Problem description: Take the lines of the data below from the very first through the line containing "(6,7) -- (1334,7);" and output them exactly, pictures excluded.

Provided data:
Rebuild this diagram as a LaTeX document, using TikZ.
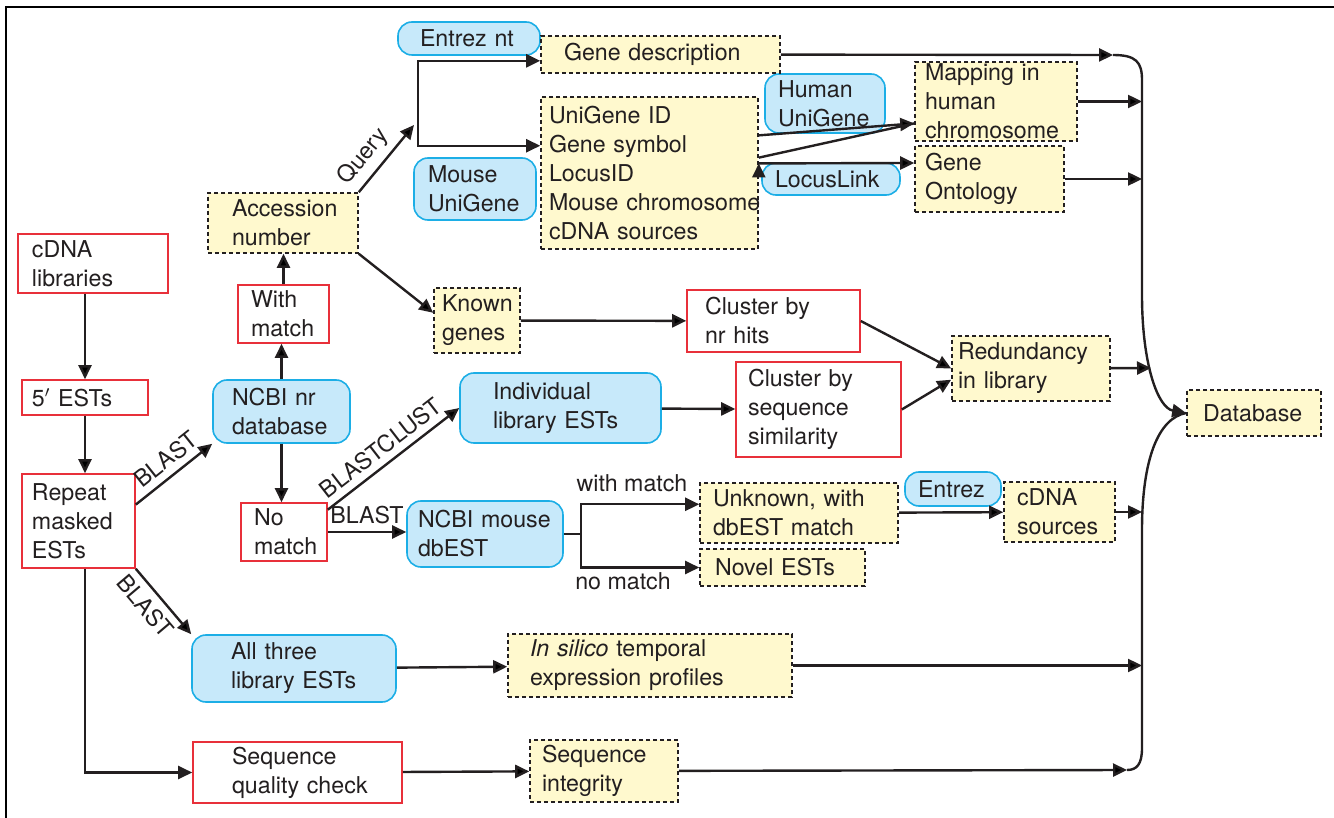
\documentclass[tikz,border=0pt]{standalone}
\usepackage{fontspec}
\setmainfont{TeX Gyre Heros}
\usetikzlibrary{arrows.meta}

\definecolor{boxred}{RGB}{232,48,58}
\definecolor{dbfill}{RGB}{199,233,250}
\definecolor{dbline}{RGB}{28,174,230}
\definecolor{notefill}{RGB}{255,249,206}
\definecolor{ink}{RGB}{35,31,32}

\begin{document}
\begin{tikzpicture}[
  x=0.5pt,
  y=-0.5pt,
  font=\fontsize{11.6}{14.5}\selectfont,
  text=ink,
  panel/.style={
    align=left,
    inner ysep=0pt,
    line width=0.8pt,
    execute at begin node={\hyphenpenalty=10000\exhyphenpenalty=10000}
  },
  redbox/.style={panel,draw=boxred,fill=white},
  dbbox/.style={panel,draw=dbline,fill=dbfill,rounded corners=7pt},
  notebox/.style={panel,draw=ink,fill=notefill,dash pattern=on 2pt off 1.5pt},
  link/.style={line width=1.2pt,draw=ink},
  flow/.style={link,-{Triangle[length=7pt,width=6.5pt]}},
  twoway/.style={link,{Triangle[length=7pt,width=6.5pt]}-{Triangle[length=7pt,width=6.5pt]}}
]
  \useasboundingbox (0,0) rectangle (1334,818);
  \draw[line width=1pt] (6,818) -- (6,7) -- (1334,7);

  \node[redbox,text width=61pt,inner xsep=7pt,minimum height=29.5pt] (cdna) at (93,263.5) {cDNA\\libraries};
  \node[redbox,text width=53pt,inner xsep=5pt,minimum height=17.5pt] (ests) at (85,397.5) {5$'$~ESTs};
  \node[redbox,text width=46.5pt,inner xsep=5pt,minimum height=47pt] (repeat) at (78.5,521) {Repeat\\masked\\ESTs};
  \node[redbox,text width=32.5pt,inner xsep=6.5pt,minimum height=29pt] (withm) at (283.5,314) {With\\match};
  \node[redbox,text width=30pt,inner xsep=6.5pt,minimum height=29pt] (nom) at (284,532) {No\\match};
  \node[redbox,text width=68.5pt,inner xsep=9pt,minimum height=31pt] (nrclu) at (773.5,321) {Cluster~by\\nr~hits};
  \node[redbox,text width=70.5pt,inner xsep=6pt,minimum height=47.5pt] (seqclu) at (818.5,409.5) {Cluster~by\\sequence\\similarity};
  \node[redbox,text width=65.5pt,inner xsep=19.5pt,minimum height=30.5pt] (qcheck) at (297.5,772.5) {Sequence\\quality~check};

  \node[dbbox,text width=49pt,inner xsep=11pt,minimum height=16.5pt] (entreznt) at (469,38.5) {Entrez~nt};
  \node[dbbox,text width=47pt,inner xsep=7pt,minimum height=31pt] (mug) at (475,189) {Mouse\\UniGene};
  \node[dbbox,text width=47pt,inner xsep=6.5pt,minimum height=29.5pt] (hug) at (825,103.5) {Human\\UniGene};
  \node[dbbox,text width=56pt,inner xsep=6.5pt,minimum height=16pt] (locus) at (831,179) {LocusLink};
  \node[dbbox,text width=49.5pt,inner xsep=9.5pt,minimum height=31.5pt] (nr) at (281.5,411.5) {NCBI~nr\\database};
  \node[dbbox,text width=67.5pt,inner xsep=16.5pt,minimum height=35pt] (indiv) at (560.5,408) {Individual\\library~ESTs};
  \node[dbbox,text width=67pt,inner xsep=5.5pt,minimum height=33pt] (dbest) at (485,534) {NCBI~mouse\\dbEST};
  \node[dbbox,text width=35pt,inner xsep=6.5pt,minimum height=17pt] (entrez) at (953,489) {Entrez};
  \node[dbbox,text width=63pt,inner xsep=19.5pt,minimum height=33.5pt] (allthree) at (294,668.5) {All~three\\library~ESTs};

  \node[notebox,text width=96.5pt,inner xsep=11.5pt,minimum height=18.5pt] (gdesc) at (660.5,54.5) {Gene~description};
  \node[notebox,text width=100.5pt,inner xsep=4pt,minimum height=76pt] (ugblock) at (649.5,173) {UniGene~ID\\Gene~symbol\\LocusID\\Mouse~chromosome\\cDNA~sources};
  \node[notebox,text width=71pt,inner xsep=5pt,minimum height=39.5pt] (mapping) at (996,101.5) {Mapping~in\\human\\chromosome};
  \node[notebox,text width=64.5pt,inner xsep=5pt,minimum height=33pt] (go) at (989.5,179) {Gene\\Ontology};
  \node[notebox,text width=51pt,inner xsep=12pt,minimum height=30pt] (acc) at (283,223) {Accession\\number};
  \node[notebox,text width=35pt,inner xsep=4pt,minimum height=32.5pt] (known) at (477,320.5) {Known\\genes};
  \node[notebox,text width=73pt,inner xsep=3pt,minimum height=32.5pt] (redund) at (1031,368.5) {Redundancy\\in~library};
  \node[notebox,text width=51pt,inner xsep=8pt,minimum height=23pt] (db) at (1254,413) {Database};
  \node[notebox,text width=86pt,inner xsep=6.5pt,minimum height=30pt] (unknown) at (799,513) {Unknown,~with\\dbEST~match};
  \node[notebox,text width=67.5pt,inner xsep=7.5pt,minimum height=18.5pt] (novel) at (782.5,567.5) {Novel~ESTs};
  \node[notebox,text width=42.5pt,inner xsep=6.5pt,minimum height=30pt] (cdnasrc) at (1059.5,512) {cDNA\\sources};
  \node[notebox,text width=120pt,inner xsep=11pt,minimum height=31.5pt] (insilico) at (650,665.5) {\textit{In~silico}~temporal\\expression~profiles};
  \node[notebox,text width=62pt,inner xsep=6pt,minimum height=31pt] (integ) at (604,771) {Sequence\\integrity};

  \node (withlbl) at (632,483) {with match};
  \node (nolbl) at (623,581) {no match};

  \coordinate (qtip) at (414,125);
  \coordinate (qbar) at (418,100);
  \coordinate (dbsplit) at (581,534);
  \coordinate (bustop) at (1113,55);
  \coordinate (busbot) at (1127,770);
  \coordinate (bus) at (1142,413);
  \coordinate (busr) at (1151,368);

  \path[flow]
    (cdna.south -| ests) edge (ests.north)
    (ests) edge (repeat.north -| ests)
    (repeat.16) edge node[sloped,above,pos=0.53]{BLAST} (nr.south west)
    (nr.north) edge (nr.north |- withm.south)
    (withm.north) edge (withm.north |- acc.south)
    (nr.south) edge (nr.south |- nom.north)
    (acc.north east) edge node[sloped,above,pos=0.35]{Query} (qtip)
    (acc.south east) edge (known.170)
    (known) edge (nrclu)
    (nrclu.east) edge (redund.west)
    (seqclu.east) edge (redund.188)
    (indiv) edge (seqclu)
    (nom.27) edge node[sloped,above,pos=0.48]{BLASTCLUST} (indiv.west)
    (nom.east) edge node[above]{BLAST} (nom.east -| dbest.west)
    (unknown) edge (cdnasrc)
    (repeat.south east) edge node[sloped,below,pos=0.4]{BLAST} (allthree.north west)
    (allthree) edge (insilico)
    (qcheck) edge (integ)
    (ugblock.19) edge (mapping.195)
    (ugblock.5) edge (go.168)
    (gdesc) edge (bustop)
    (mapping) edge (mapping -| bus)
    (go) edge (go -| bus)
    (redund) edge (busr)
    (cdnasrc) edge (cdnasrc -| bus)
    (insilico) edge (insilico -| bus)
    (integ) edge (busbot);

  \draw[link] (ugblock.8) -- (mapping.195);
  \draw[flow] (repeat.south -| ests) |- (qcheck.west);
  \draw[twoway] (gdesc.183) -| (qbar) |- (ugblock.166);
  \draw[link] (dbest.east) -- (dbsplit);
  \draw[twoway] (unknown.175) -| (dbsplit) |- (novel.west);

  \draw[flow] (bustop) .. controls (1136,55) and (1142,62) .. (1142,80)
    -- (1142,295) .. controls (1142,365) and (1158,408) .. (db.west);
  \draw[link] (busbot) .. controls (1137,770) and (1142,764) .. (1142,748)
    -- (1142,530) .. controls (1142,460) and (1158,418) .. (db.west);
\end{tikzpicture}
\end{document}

Worked answer:
Rebuild this diagram as a LaTeX document, using TikZ.
\documentclass[tikz,border=0pt]{standalone}
\usepackage{fontspec}
\setmainfont{TeX Gyre Heros}
\usetikzlibrary{arrows.meta}

\definecolor{boxred}{RGB}{232,48,58}
\definecolor{dbfill}{RGB}{199,233,250}
\definecolor{dbline}{RGB}{28,174,230}
\definecolor{notefill}{RGB}{255,249,206}
\definecolor{ink}{RGB}{35,31,32}

\begin{document}
\begin{tikzpicture}[
  x=0.5pt,
  y=-0.5pt,
  font=\fontsize{11.6}{14.5}\selectfont,
  text=ink,
  panel/.style={
    align=left,
    inner ysep=0pt,
    line width=0.8pt,
    execute at begin node={\hyphenpenalty=10000\exhyphenpenalty=10000}
  },
  redbox/.style={panel,draw=boxred,fill=white},
  dbbox/.style={panel,draw=dbline,fill=dbfill,rounded corners=7pt},
  notebox/.style={panel,draw=ink,fill=notefill,dash pattern=on 2pt off 1.5pt},
  link/.style={line width=1.2pt,draw=ink},
  flow/.style={link,-{Triangle[length=7pt,width=6.5pt]}},
  twoway/.style={link,{Triangle[length=7pt,width=6.5pt]}-{Triangle[length=7pt,width=6.5pt]}}
]
  \useasboundingbox (0,0) rectangle (1334,818);
  \draw[line width=1pt] (6,818) -- (6,7) -- (1334,7);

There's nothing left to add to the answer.